End user tech adoption too slow, wasting investments: report

Dive Brief:

  • Six in 10 IT leaders are concerned end users are not adopting new tech quickly enough, endangering the return on investment for digital projects, according to an annual digital adoption report by WalkMe released Wednesday.
  • On average, organizations waste more than one-third of transformation investments on projects that fail to meet goals, which surveyed nearly 1,500 senior business leaders across the globe.
  • Companies invest in new technologies to solve a problem – optimize operations, reduce time or minimize costs. But when end users do not adopt a piece of technology, this results in wasted resources and frustration among staff and stakeholders, according to the report.

Dive Insight:

Poor adoption often results in wasted investments and affects talent retention. A little over 60% of leaders found poor digital experiences contribute to employees turning in their resignations, according to the report.

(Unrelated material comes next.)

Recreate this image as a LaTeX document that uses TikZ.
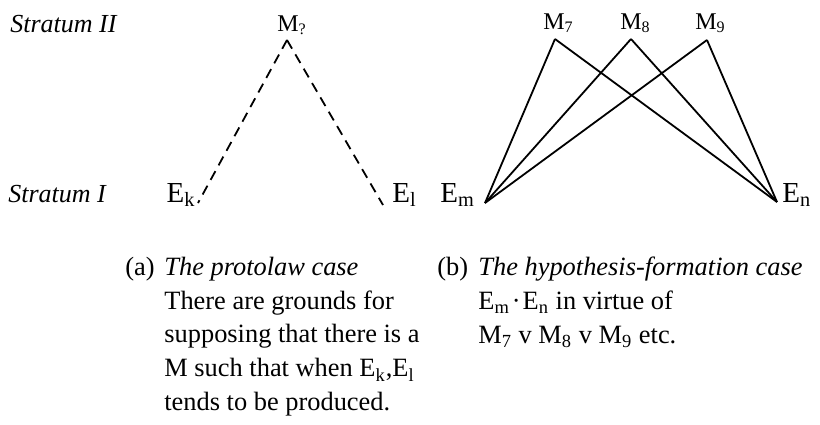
\documentclass[tikz,border=0pt]{standalone}
\usepackage{fontspec}
\setmainfont{Liberation Serif}
\usetikzlibrary{positioning}
\newcommand{\ix}[1]{\textsubscript{#1}}

\begin{document}
\begin{tikzpicture}[
    x=0.5pt, y=-0.5pt,
    stratum/.style={font=\fontsize{13}{15}\selectfont\itshape, inner sep=0pt, anchor=base west},
    mterm/.style={font=\fontsize{12}{14}\selectfont, inner sep=0pt, anchor=base west},
    eterm/.style={font=\fontsize{14.5}{16}\selectfont, inner sep=0pt},
    caption/.style={font=\fontsize{13.2}{16.8}\selectfont, inner sep=0pt, align=left},
    guess/.style={dash pattern=on 5pt off 3.3pt, line width=0.9pt},
    link/.style={line width=0.9pt}
]
    \useasboundingbox (0,0) rectangle (820,424);

    % strata
    \node[stratum] (upper) at (10,32) {Stratum II};
    \node[stratum] (lower) at (8,202) {Stratum I};

    % (a) protolaw case
    \coordinate (mq) at (287,40);
    \coordinate (ek) at (198,203);
    \coordinate (el) at (383,205);
    \node[mterm] (mqlab) at (277,31) {M\ix{?}};
    \node[eterm, anchor=base east] (eklab) at (196,202) {E\ix{k}};
    \node[eterm, anchor=base west] (ellab) at (392,202) {E\ix{l}};

    \draw[guess] (mq) -- (ek);
    \draw[guess] (mq) -- (el);

    % (b) hypothesis-formation case
    \coordinate (m7) at (555,39);
    \coordinate (m8) at (631,39);
    \coordinate (m9) at (707,40);
    \coordinate (em) at (485,203);
    \coordinate (en) at (777,202);
    \node[mterm] (m7lab) at (543,29) {M\ix{7}};
    \node[mterm] (m8lab) at (620,29) {M\ix{8}};
    \node[mterm] (m9lab) at (695,29) {M\ix{9}};
    \node[eterm, anchor=base west] (emlab) at (440,202) {E\ix{m}};
    \node[eterm, anchor=base west] (enlab) at (782,202) {E\ix{n}};

    \draw[link] (m7) -- (em);
    \draw[link] (m7) -- (en);
    \draw[link] (m8) -- (em);
    \draw[link] (m8) -- (en);
    \draw[link] (m9) -- (em);
    \draw[link] (m9) -- (en);

    % captions
    \node[caption, anchor=base west] (capa) at (125,275) {(a)};
    \node[caption, anchor=north west] (texta) at (164,257)
        {{\itshape The protolaw case}\\There are grounds for\\supposing that there is a\\M such that when E\ix{k},E\ix{l}\\tends to be produced.};
    \node[caption, anchor=base west] (capb) at (437,275) {(b)};
    \node[caption, anchor=north west] (textb) at (478,257)
        {{\itshape The hypothesis-formation case}\\E\ix{m}\kern1pt·\kern1ptE\ix{n} in virtue of\\M\ix{7} v M\ix{8} v M\ix{9} etc.};
\end{tikzpicture}
\end{document}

In the tech industry, employee attrition is a huge problem resulting in obstacles to growth and failure to reach data aspirations. In the broader landscape, the Great Resignation is still ongoing, with employers raising wages and providing additional benefits to attract workers. 

IT teams can help with retention by addressing the struggle of adopting new tech in the workplace. 

The best way to do this is to include end users in the process before any new technology is integrated into their day-to-day routine, according to Brian Jackson, research director at Info-Tech Research Group. 

Communicate with them about what change is coming and why the change is being made,” Jackson said in an email. “If IT [teams] can demonstrate how the new technology will help make users’ jobs a bit easier or drive better performance, then getting buy-in shouldn’t be too hard.”

While technology investments can improve business performance and operations, that’s not always the case. If there is substantial pushback from end users, tech leaders should reevaluate the adoption of a new tool, Jackson said.

“Too often, technology projects are not aligned with an organization’s overall strategy, and that is a major reason that they end up failing,” Jackson said. “If a user is pushing back and saying that the new tool isn’t helping them deliver good results, listen to them and consider that the technology may indeed be the problem, not the people.